I've worked on a project to implement the Kalman filter on an embedded system that was similar in hardware to the iNemo unit from STMicroelectronics.
Even if you can find these IMU (Inertial Measuring Unit) with 90% chance you will have to implement your algorithm by yourself; or if you're lucky, you can find someone that has the code. The problem is that this filter requires a lot of computation, and in our best experiment (using fixed point variables and trying to optimize the code) we were able to run it 45 times per second, in a STM32 at 72 MHz.
So maybe there is one, but as far as I know requires a good microcontroller or maybe a FPGA\ASIC.
It's possible that your confusion stems from the fact that there are multiple solutions to the problem. While your accelerometer can tell you which way is up, it cannot distinguish between North and West. I.E. If you rotate the device about the vertical axis, the outputs of the accelerometers won't change.

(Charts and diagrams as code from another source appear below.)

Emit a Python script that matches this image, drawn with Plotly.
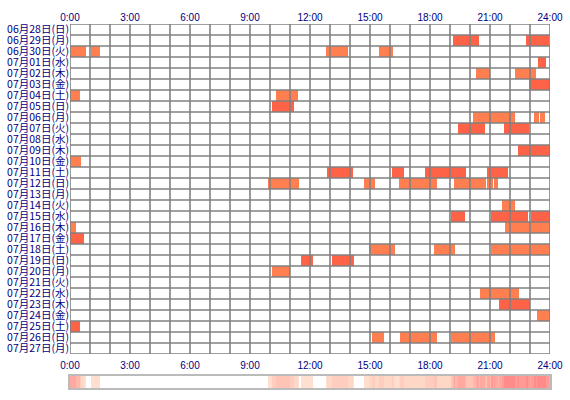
import plotly.graph_objects as go
import numpy as np

day_labels = [
    "06月28日(日)", "06月29日(月)", "06月30日(火)", "07月01日(水)", "07月02日(木)",
    "07月03日(金)", "07月04日(土)", "07月05日(日)", "07月06日(月)", "07月07日(火)",
    "07月08日(水)", "07月09日(木)", "07月10日(金)", "07月11日(土)", "07月12日(日)",
    "07月13日(月)", "07月14日(火)", "07月15日(水)", "07月16日(木)", "07月17日(金)",
    "07月18日(土)", "07月19日(日)", "07月20日(月)", "07月21日(火)", "07月22日(水)",
    "07月23日(木)", "07月24日(金)", "07月25日(土)", "07月26日(日)", "07月27日(月)",
]

# activity sessions: day index, start hour, end hour
seg_day = [1, 1,
           2, 2, 2, 2,
           3,
           4, 4,
           5,
           6, 6,
           7,
           8, 8, 8,
           9, 9,
           11,
           12,
           13, 13, 13, 13,
           14, 14, 14, 14, 14, 14,
           16,
           17, 17, 17,
           18, 18,
           19,
           20, 20, 20,
           21, 21,
           22,
           24,
           25,
           26,
           27,
           28, 28, 28]
seg_start = [19.15, 22.8,
             0.0, 1.05, 12.8, 15.45,
             23.4,
             20.3, 22.25,
             22.95,
             0.0, 10.3,
             10.1,
             20.15, 23.2, 23.5,
             19.4, 21.7,
             22.4,
             0.0,
             12.85, 16.1, 17.75, 20.85,
             9.9, 14.7, 16.45, 19.2, 20.85, 21.2,
             21.6,
             19.05, 21.05, 23.05,
             0.0, 21.75,
             0.0,
             14.95, 18.2, 21.05,
             11.55, 13.1,
             10.1,
             20.5,
             21.45,
             23.35,
             0.0,
             15.1, 16.5, 19.05]
seg_end = [20.45, 23.95,
           0.8, 1.5, 13.9, 16.15,
           23.8,
           21.0, 23.3,
           24.0,
           0.5, 11.4,
           11.2,
           22.25, 23.45, 23.75,
           20.75, 22.95,
           24.0,
           0.55,
           14.15, 16.7, 19.8, 21.9,
           11.45, 15.25, 18.35, 20.8, 21.15, 21.4,
           22.25,
           19.75, 22.9, 24.0,
           0.3, 24.0,
           0.7,
           16.25, 19.25, 24.0,
           12.15, 14.2,
           11.0,
           22.45,
           23.0,
           24.0,
           0.5,
           15.7, 18.35, 21.25]

hour_ticks = [0, 3, 6, 9, 12, 15, 18, 21, 24]
hour_labels = ["0:00", "3:00", "6:00", "9:00", "12:00", "15:00", "18:00", "21:00", "24:00"]

RED = "#FF6347"
ORANGE = "#FF7F50"
LABEL = "#000080"
GRID = "#808080"

n_days = len(day_labels)
colors = [RED if d % 2 == 1 else ORANGE for d in seg_day]
durations = [e - s for s, e in zip(seg_start, seg_end)]

fig = go.Figure()
fig.add_trace(go.Bar(
    y=seg_day, x=durations, base=seg_start, orientation="h",
    width=1.0, marker=dict(color=colors, line=dict(width=0)),
    xaxis="x", yaxis="y", showlegend=False, hoverinfo="skip",
))
# dummy trace for the top axis
fig.add_trace(go.Scatter(x=[0, 24], y=[0, 0], mode="markers",
                         marker=dict(opacity=0), xaxis="x3", yaxis="y",
                         showlegend=False, hoverinfo="skip"))

# density strip derived from sessions
bin_w = 0.05
edges = np.arange(0, 24 + 1e-9, bin_w)
centers = (edges[:-1] + edges[1:]) / 2
counts = np.zeros(len(centers))
for s, e in zip(seg_start, seg_end):
    counts += ((centers > s) & (centers < e)).astype(float)
fig.add_trace(go.Heatmap(
    x=centers, y=[0], z=[counts.tolist()], xaxis="x2", yaxis="y2",
    zmin=0, zmax=8, showscale=False, hoverinfo="skip",
    colorscale=[[0, "#FFFFFF"], [0.06, "#FFFFFF"], [0.125, "#FFE0D0"],
                [0.5, "#FFC4B6"], [1.0, "#FF8C8A"]],
))

shapes = []
for h in range(0, 25):
    shapes.append(dict(type="line", xref="x", yref="y", x0=h, x1=h,
                       y0=-0.5, y1=n_days - 0.5, layer="above",
                       line=dict(color=GRID, width=1.6)))
for r in range(0, n_days + 1):
    shapes.append(dict(type="line", xref="x", yref="y", x0=0, x1=24,
                       y0=r - 0.5, y1=r - 0.5, layer="above",
                       line=dict(color=GRID, width=1.6)))
fig.update_layout(shapes=shapes)

tick_font = dict(family="Liberation Sans, Arial, sans-serif", size=10, color=LABEL)

fig.update_layout(
    width=570, height=400,
    margin=dict(l=70, r=20, t=24, b=12, autoexpand=False),
    paper_bgcolor="white", plot_bgcolor="white",
    bargap=0,
    xaxis=dict(domain=[0, 1], range=[0, 24], tickvals=hour_ticks, ticktext=hour_labels,
               showgrid=False, zeroline=False, showline=False, ticks="",
               tickfont=tick_font, anchor="y", fixedrange=True, automargin=False,
               ticklabelstandoff=4),
    xaxis3=dict(range=[0, 24], tickvals=hour_ticks, ticktext=hour_labels,
                overlaying="x", side="top", anchor="y",
                showgrid=False, zeroline=False, showline=False, ticks="",
                tickfont=tick_font, fixedrange=True, automargin=False),
    yaxis=dict(domain=[0.0934, 1], range=[n_days - 0.5, -0.5],
               tickvals=list(range(n_days)), ticktext=day_labels,
               showgrid=False, zeroline=False, showline=False, ticks="",
               tickfont=dict(family="Noto Sans CJK JP, sans-serif", size=10.5, color=LABEL),
               fixedrange=True, automargin=False),
    xaxis2=dict(domain=[0, 1], range=[0, 24], anchor="y2", showticklabels=False,
                showgrid=False, zeroline=False, showline=True, mirror=True,
                linecolor="#BBBBBB", linewidth=2, ticks="", fixedrange=True,
                automargin=False),
    yaxis2=dict(domain=[0, 0.033], range=[-0.5, 0.5], anchor="x2", showticklabels=False,
                showgrid=False, zeroline=False, showline=True, mirror=True,
                linecolor="#BBBBBB", linewidth=2, ticks="", fixedrange=True,
                automargin=False),
)

fig.write_html("out.html")
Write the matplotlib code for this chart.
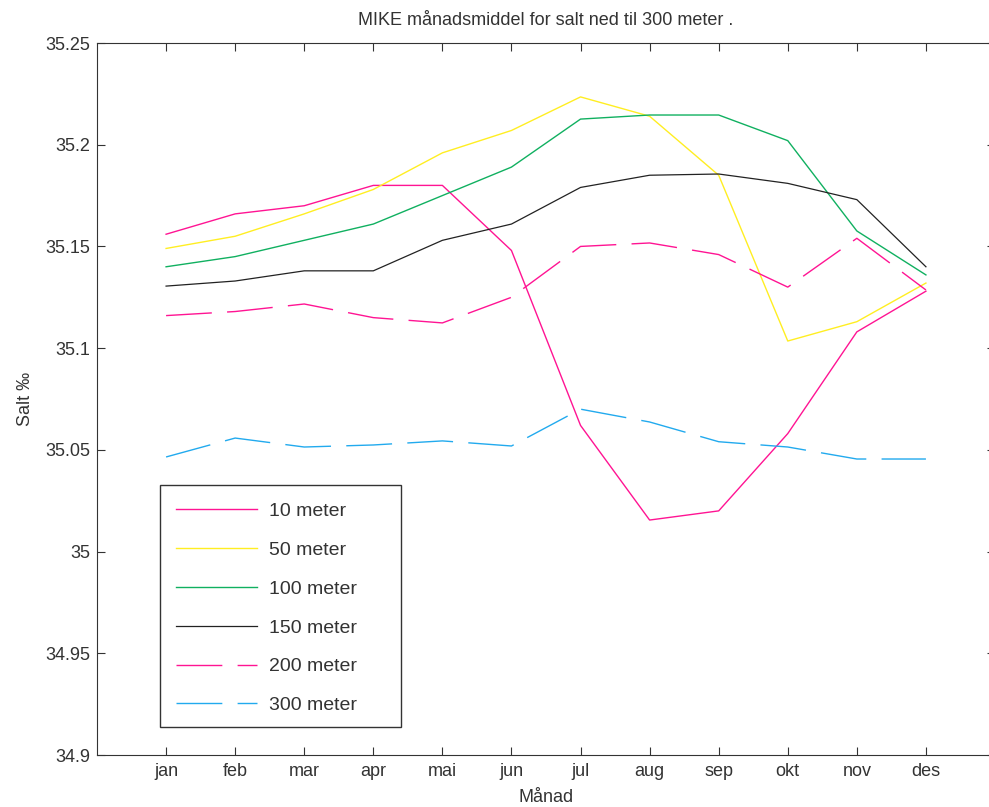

How can you distinguish between North and West? The best way is probably to add a digital compass to the mix. Alternatively, you may not care to know the difference between real North and real West. You may only want two orthogonal horizontal axes. I'll assume the latter.
Define our frames first. The device's frame is (X, Y, Z). The earth's frame is (V, H1, H2).
Lets assume your accelerometer readings (Ax, Ay, Az) are in the range -1 .. +1, where +1 means straight up. Immediately you know which direction is up: it's simply (Ax, Ay, Az). But how do we obtain a horizontal axis? There's a function called the Cross Product, which takes any two vectors as inputs, and returns another vector at right angles to both. Therefore, we can easily find a vector at right angles to Up. In C:
Vector3D V = (Ax, Ay, Az);
Vector3D H1 = RANDOM_VECTOR;
Vector3D H2 = CrossProduct(V, H1);
H1 = CrossProduct(V, H2);
Normalise(H1);
Normalise(H2);
So, now we have a vertical vector V, and two horizontal vectors H1 and H2. Now we just need to rotate the gyroscope readings into the same frame.
Let's call the gyroscope readings (Gx, Gy, Gz). We're going to convert them into earth frame rotation coordinates (GV, GH1, GH2). All you have to do is to think about the gyro readings like a single 3D vector. Which way is it pointing in the device's frame. Which way is it pointing in the Earth's frame?
The answer is simply:
GV = (Gx*V.x) + (Gy*V.y) + (Gz*V.z);
GH1 = (Gx*H1.x) + (Gy*H1.y) + (Gz*H1.z);
GH2 = (Gx*H2.x) + (Gy*H2.y) + (Gz*H2.z);
(I hope that's right)...
Best Answer
Both the accelerometer and the gyro provide delta measurements. If you need an absolute reference, you need to provide it by another means. Even gravity is not a reliable reference because you can't tell what component of your acceleration is due to gravity and what is due to motion.
The accelerometers are not very good for angle measurements on their own. They measure linear acceleration, not rotation or angle. You can get a crude orientation out of them by assuming everything is static and therefore the acceleration vector is due entirely to gravity. The challenge is that the accel can't tell the difference between gravity and motion-- if you move the device, the acceleration will be the sum of gravity and motion leading to an ambiguous result.
A magnetometer can give an absolute reference to the earth's magnetic field, but it is sloppy and easily distorted.
The IMU probably has a reference frame labeled on the device that will give you a clue as to the internal arrangement of sensors, but that is still subject to manufacturing tolerances and is probably not labeled with care.
A common solution is to calibrate the device periodically using a technique known as a ZUPT (zero velocity update). Place the device in a known orientation, don't move it, let the filters settle out, and call that your global frame. From then, calculate your deltas from that pose. Errors will grow quickly, so you'll need to repeat this procedure periodically.
The ZUPT will cancel out accumulated measurement errors due to drift and bias, but if you want to coordinate measurements from multiple sensors (3 accelerometers, 3 gyros, for example) then you need to do an alignment calibration. You don't know how well aligned the various sensors are-- how orthogonal are the x,y and z accels and pitch, roll and yaw gyros to each other (they can't be perfect). Also, how coaxial is the yaw gyro with the z accelerometer, etc. This will require making controlled movements of the sensor set to check alignment. Generally this only needs to be done infrequently, and possibly at the factory. Your IMU may have the calibration parameters stored in it.
Every sensor is independent, so the system needs to have the various devices referenced to each other. That is what I referred to as an alignment calibration. That gives you a (non-orthogonal) coordinate system relative to some origin on the IMU itself. Then there are errors that will build over run time that need to be canceled, which the ZUPT will help with. As far as tying to a global reference frame external to the IMU, that needs to be done by some other form of measurement. Possibly by ZUPTing in a known reference pose, or by some external measurement system that can reference your local to global frames.